Marina City, Chicago: In the 1960s, when the US’s obsession for the automobile was in full swing, architect Bertrand Goldberg designed these two, 65-storey residential towers with no fewer than 896 parking spaces inside each one. Incredibly, the lower 19 floors of the skyscrapers still house nothing more than a spiral parking ramp. With Chicago now facing an affordable housing crisis, maybe it’s time to put the cars outside?

Tour Triangle, Paris: While many major cities have witnessed a high-rise boom, Paris has remained relatively low-rise thanks to restrictive building regulations. But the ban was finally lifted in 2010, and this 42-storey glass pyramid is due to land, UFO-like, in the 15th arrondissement in 2020. As the first modern tower to be built in central Paris for more than 40 years, it’s going to stick out like a sore thumb.

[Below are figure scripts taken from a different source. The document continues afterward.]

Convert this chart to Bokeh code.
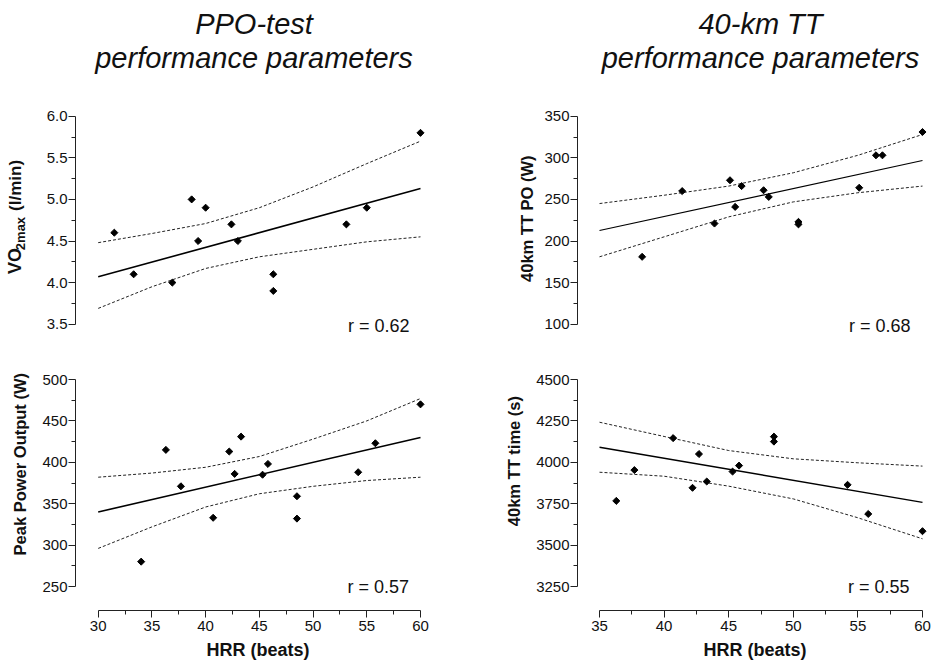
import math
from bokeh.plotting import figure
from bokeh.layouts import column, row
from bokeh.models import FixedTicker, BasicTickFormatter, PrintfTickFormatter, Label, Range1d
from bokeh.embed import file_html
from bokeh.resources import INLINE

# ---------------- data ----------------
# Panel A: VO2max vs HRR
hrr_a = [31.5, 33.3, 36.9, 38.7, 39.3, 40.0, 42.4, 43.0, 46.3, 46.3, 53.1, 55.0, 60.0]
vo2max = [4.6, 4.1, 4.0, 5.0, 4.5, 4.9, 4.7, 4.5, 4.1, 3.9, 4.7, 4.9, 5.8]
fit_a_x = [30, 60]
fit_a_y = [4.07, 5.13]
band_a_x = [30, 35, 40, 45, 50, 55, 60]
band_a_up = [4.48, 4.59, 4.71, 4.90, 5.15, 5.43, 5.70]
band_a_lo = [3.69, 3.95, 4.17, 4.31, 4.40, 4.49, 4.55]

# Panel B: 40km TT PO vs HRR
hrr_b = [38.3, 41.4, 43.9, 45.1, 45.5, 46.0, 47.7, 48.1, 50.4, 50.4, 55.1, 56.4, 56.9, 60.0]
tt_po = [181, 260, 221, 273, 241, 266, 261, 253, 223, 220, 264, 303, 303, 331]
fit_b_x = [35, 60]
fit_b_y = [212.6, 296.8]
band_b_x = [35, 40, 45, 50, 55, 60]
band_b_up = [245, 255, 266, 282, 303, 328]
band_b_lo = [181, 205, 229, 247, 258, 266]

# Panel C: Peak Power Output vs HRR
hrr_c = [34.0, 36.3, 37.7, 40.7, 42.2, 42.7, 43.3, 45.3, 45.8, 48.5, 48.5, 54.2, 55.8, 60.0]
ppo = [280, 415, 371, 333, 413, 386, 431, 385, 398, 359, 332, 388, 423, 470]
fit_c_x = [30, 60]
fit_c_y = [340, 430]
band_c_x = [30, 35, 40, 45, 50, 55, 60]
band_c_up = [382, 387, 394, 407, 428, 450, 477]
band_c_lo = [296, 322, 346, 362, 371, 378, 382]

# Panel D: 40km TT time vs HRR
hrr_d = [36.3, 37.7, 40.7, 42.2, 42.7, 43.3, 45.3, 45.8, 48.5, 48.5, 54.2, 55.8, 60.0]
tt_time = [3767, 3953, 4146, 3846, 4050, 3884, 3944, 3980, 4155, 4125, 3864, 3688, 3584]
fit_d_x = [35, 60]
fit_d_y = [4091, 3758]
band_d_x = [35, 40, 45, 50, 55, 60]
band_d_up = [4242, 4156, 4071, 4021, 3997, 3977]
band_d_lo = [3940, 3916, 3856, 3779, 3665, 3538]

r_texts = ["r = 0.62", "r = 0.68", "r = 0.57", "r = 0.55"]
titles_left = ["PPO-test", "performance parameters"]
titles_right = ["40-km TT", "performance parameters"]
ylab_a = ["VO", "2max", "(l/min)"]
ylab_b = "40km TT PO (W)"
ylab_c = "Peak Power Output (W)"
ylab_d = "40km TT time (s)"
xlab = "HRR (beats)"

ticks_a = [3.5, 4.0, 4.5, 5.0, 5.5, 6.0]
minor_a = [3.75, 4.25, 4.75, 5.25, 5.75]
ticks_b = [100, 150, 200, 250, 300, 350]
minor_b = [125, 175, 225, 275, 325]
ticks_c = [250, 300, 350, 400, 450, 500]
minor_c = [275, 325, 375, 425, 475]
ticks_d = [3250, 3500, 3750, 4000, 4250, 4500]
minor_d = [3375, 3625, 3875, 4125, 4375]
xticks_l = [30, 35, 40, 45, 50, 55, 60]
xminor_l = [32.5, 37.5, 42.5, 47.5, 52.5, 57.5]
xticks_r = [35, 40, 45, 50, 55, 60]
xminor_r = [37.5, 42.5, 47.5, 52.5, 57.5]

FONT = "Liberation Sans"
INK = "#111111"


def clean(p):
    p.xgrid.visible = False
    p.ygrid.visible = False
    p.outline_line_color = None
    p.background_fill_color = "white"
    p.border_fill_color = "white"


def strip(x0, y0, w, h):
    # text-only figure whose frame covers the whole figure, in page pixel coords
    f = figure(width=w, height=h, x_range=Range1d(x0, x0 + w), y_range=Range1d(y0 + h, y0),
               min_border_left=0, min_border_right=0, min_border_top=0, min_border_bottom=0,
               x_axis_location=None, y_axis_location=None,
               toolbar_location=None, output_backend="svg")
    clean(f)
    return f


def make_panel(fig_left, fig_top, W, H, fl, ft, fw, fh, xa, xa_px, sx, ya, ya_px, sy, has_x):
    x0 = xa - (xa_px - fl) / sx
    x1 = x0 + fw / sx
    y1 = ya + (ya_px - ft) / sy
    y0 = y1 - fh / sy
    p = figure(width=W, height=H, x_range=Range1d(x0, x1), y_range=Range1d(y0, y1),
               min_border_left=fl - fig_left, min_border_right=W - (fl - fig_left) - fw,
               min_border_top=ft - fig_top, min_border_bottom=H - (ft - fig_top) - fh,
               x_axis_location="below" if has_x else None,
               toolbar_location=None, output_backend="svg")
    clean(p)

    def X(px):
        return x0 + (px - fl) / sx

    def Y(py):
        return y1 - (py - ft) / sy
    return p, X, Y


def style_axis(ax, ticks, minor, bounds, formatter, standoff):
    ax.ticker = FixedTicker(ticks=ticks, minor_ticks=minor)
    ax.formatter = formatter
    ax.bounds = bounds
    ax.axis_line_color = "#222222"
    ax.axis_line_width = 1
    ax.major_tick_out = 7
    ax.major_tick_in = 0
    ax.minor_tick_out = 4
    ax.minor_tick_in = 0
    ax.major_tick_line_color = "#222222"
    ax.minor_tick_line_color = "#222222"
    ax.major_label_text_font = FONT
    ax.major_label_text_font_size = "15px"
    ax.major_label_text_color = INK
    ax.major_label_standoff = standoff


def xlabel(ax):
    ax.axis_label = xlab
    ax.axis_label_text_font = FONT
    ax.axis_label_text_font_size = "18px"
    ax.axis_label_text_font_style = "bold"
    ax.axis_label_text_color = INK
    ax.axis_label_standoff = 6


def draw(p, x, y, fx, fy, bx, bu, bl, lw):
    p.line(bx, bu, line_color="#222222", line_width=1, line_dash="3 2")
    p.line(bx, bl, line_color="#222222", line_width=1, line_dash="3 2")
    p.line(fx, fy, line_color="black", line_width=lw)
    p.scatter(x, y, marker="square", angle=math.pi / 4, size=5, color="black")


def lab(p, x, y, text, size, style="normal", angle=0.0, align="left", baseline="alphabetic"):
    p.add_layout(Label(x=x, y=y, text=text, text_font=FONT, text_font_size=size,
                       text_font_style=style, angle=angle, text_align=align,
                       text_baseline=baseline, text_color=INK))


UP = math.pi / 2

# ---------------- title strip ----------------
tS = strip(0, 0, 932, 82)
lab(tS, 253.5, 23, titles_left[0], "29px", "italic", align="center")
lab(tS, 253.5, 57, titles_left[1], "29px", "italic", align="center")
lab(tS, 760, 23, titles_right[0], "29px", "italic", align="center")
lab(tS, 760, 57, titles_right[1], "29px", "italic", align="center")

# ---------------- panel A ----------------
yA = strip(0, 82, 35, 263)
lab(yA, 14.6, 272, ylab_a[0], "18px", "bold", angle=UP)
lab(yA, 20.0, 246, ylab_a[1], "13px", "bold", angle=UP)
lab(yA, 15.0, 203, ylab_a[2], "17px", "bold", angle=UP)
pA, XA, YA = make_panel(35, 82, 431, 263, 75, 100, 355, 240, 30, 97.7, 10.743, 6.0, 115.7, 83.2, False)
style_axis(pA.yaxis[0], ticks_a, minor_a, (3.5, 6.0), PrintfTickFormatter(format="%.1f"), 1)
draw(pA, hrr_a, vo2max, fit_a_x, fit_a_y, band_a_x, band_a_up, band_a_lo, 1.6)
lab(pA, XA(409), YA(325), r_texts[0], "18px", align="right", baseline="middle")

# ---------------- panel B ----------------
yB = strip(466, 82, 72, 263)
lab(yB, 526, 211.5, ylab_b, "16.5px", "bold", angle=UP, align="center")
pB, XB, YB = make_panel(538, 82, 394, 263, 577, 100, 355, 240, 35, 599, 12.92, 350, 115.7, 0.832, False)
style_axis(pB.yaxis[0], ticks_b, minor_b, (100, 350), BasicTickFormatter(), 1)
draw(pB, hrr_b, tt_po, fit_b_x, fit_b_y, band_b_x, band_b_up, band_b_lo, 1.2)
lab(pB, XB(910), YB(325), r_texts[1], "18px", align="right", baseline="middle")

# ---------------- panel C ----------------
yC = strip(0, 345, 35, 323)
lab(yC, 19.5, 479, ylab_c, "16.5px", "bold", angle=UP, align="center")
pC, XC, YC = make_panel(35, 345, 431, 323, 75, 360, 365, 250, 30, 97.7, 10.743, 500, 379, 0.828, True)
style_axis(pC.yaxis[0], ticks_c, minor_c, (250, 500), BasicTickFormatter(), 1)
style_axis(pC.xaxis[0], xticks_l, xminor_l, (30, 60), BasicTickFormatter(), 3)
xlabel(pC.xaxis[0])
draw(pC, hrr_c, ppo, fit_c_x, fit_c_y, band_c_x, band_c_up, band_c_lo, 1.6)
lab(pC, XC(408.5), YC(586), r_texts[2], "18px", align="right", baseline="middle")

# ---------------- panel D ----------------
yD = strip(466, 345, 62, 323)
lab(yD, 513.7, 475, ylab_d, "16.5px", "bold", angle=UP, align="center")
pD, XD, YD = make_panel(528, 345, 404, 323, 577, 360, 355, 250, 35, 599, 12.92, 4500, 379, 0.1656, True)
style_axis(pD.yaxis[0], ticks_d, minor_d, (3250, 4500), BasicTickFormatter(), 1)
style_axis(pD.xaxis[0], xticks_r, xminor_r, (35, 60), BasicTickFormatter(), 3)
xlabel(pD.xaxis[0])
draw(pD, hrr_d, tt_time, fit_d_x, fit_d_y, band_d_x, band_d_up, band_d_lo, 1.5)
lab(pD, XD(909), YD(586), r_texts[3], "18px", align="right", baseline="middle")

layout = column(
    tS,
    row(yA, pA, yB, pB, spacing=0),
    row(yC, pC, yD, pD, spacing=0),
    spacing=0,
)
open("out.html", "w").write(file_html(layout, INLINE))
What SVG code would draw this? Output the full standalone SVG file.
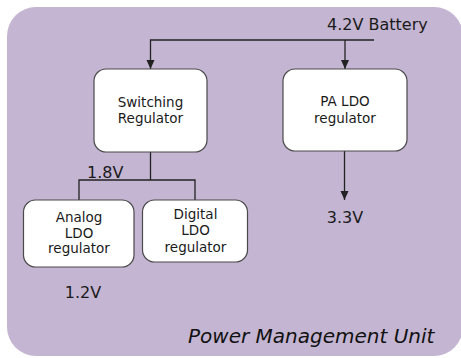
<svg xmlns="http://www.w3.org/2000/svg" width="461" height="358" viewBox="0 0 461 358">
<defs>
<style>
.bg{fill:#c4b5d2;}
.box{fill:#ffffff;stroke:#4a4a4a;stroke-width:1.2;}
.lbl{font-family:"DejaVu Sans","Liberation Sans",sans-serif;font-size:13.5px;fill:#1a1a1a;text-anchor:middle;}
.v{font-family:"DejaVu Sans","Liberation Sans",sans-serif;font-size:16px;fill:#1a1a1a;}
.title{font-family:"DejaVu Sans","Liberation Sans",sans-serif;font-size:20px;font-style:italic;fill:#111;}
.wire{fill:none;stroke:#222;stroke-width:1.3;}
</style>
<marker id="arr" markerUnits="userSpaceOnUse" markerWidth="10" markerHeight="10" refX="9" refY="4" orient="auto">
<path d="M0,0 L9,4 L0,8 Z" fill="#222"/>
</marker>
</defs>
<rect class="bg" x="7" y="7" width="456" height="349" rx="29" ry="29"/>

<g id="connectors">
<path class="wire" d="M374,40 H150.5 V69" marker-end="url(#arr)"/>
<path class="wire" d="M345,40 V69" marker-end="url(#arr)"/>
<path class="wire" d="M150.5,152 V180"/>
<path class="wire" d="M79,200 V180 H195 V200"/>
<path class="wire" d="M344.5,151 V200" marker-end="url(#arr)"/>
</g>

<g id="switching">
<rect class="box" x="94" y="69" width="113" height="83" rx="12"/>
<text class="lbl" x="150.5" y="106.5">Switching</text>
<text class="lbl" x="150.5" y="122.5">Regulator</text>
</g>
<g id="paldo">
<rect class="box" x="283" y="69" width="124" height="82" rx="12"/>
<text class="lbl" x="345" y="106">PA LDO</text>
<text class="lbl" x="345" y="122.5">regulator</text>
</g>
<g id="analog">
<rect class="box" x="23.5" y="200" width="110.5" height="67" rx="12"/>
<text class="lbl" x="79" y="221.5">Analog</text>
<text class="lbl" x="79" y="237.5">LDO</text>
<text class="lbl" x="79" y="253">regulator</text>
</g>
<g id="digital">
<rect class="box" x="142.5" y="200" width="105" height="62" rx="12"/>
<text class="lbl" x="195.5" y="218.5">Digital</text>
<text class="lbl" x="195.5" y="235">LDO</text>
<text class="lbl" x="195.5" y="251.5">regulator</text>
</g>

<g id="labels">
<text class="v" x="327" y="29.5">4.2V Battery</text>
<text class="v" x="87" y="178">1.8V</text>
<text class="v" x="345" y="223" text-anchor="middle">3.3V</text>
<text class="v" x="83" y="298" text-anchor="middle">1.2V</text>
<text class="title" x="188" y="343">Power Management Unit</text>
</g>
</svg>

Cross Towers, Seoul: Danish studio BIG (architects of the New York Dry Line) has proposed the godfather of all clickbait architecture for South Korea’s Yongsan Business District development: ‘the Hashtag’ skyscraper. Designed to get around height regulations while maximising density, the two high-rises are connected by horizontal towers, forming a hash. Although still waiting for the green light, it seems only a matter of time before this #bigdream becomes a #bigreality.

                           
Tower Infinity, Seoul: Also coming soon in Seoul, the 450m Tower Infinity was dubbed the world’s first ‘invisible tower’ by its designers, GDS Architects. Projectors and cameras on the façade will capture the view around the skyscraper before stitching them together in a real-time display, giving an illusion of invisibility – perhaps not the best idea given the tower’s location, right next to Seoul’s Incheon Airport.

Full Moon Tower, Baku: With AlDar’s headquarters having set the precedent for disk-shaped skyscrapers, the Azerbaijani capital will soon be home to not one but two new massive rotund buildings – known as the Full Moon and Crescent Moon hotels. Designed by South Korean firm Heerim Architects, some are suggesting the Full Moon Hotel – with its indented hole and slick facade – took inspiration from the Death Star in Star Wars.

Phoenix Towers, Wuhan: The British architects Chetwoods has unveiled plans for this pair of skyscrapers in the Chinese city of Wuhan. When completed, the taller of these colourful towers should top the Burj Khalifa by 172m, and is intended to beat Saudi Arabia’s impending Kingdom Tower to the title of world’s tallest building when it opens in 2017/18. As if that’s not enough, the smaller tower promises to house the world’s tallest garden.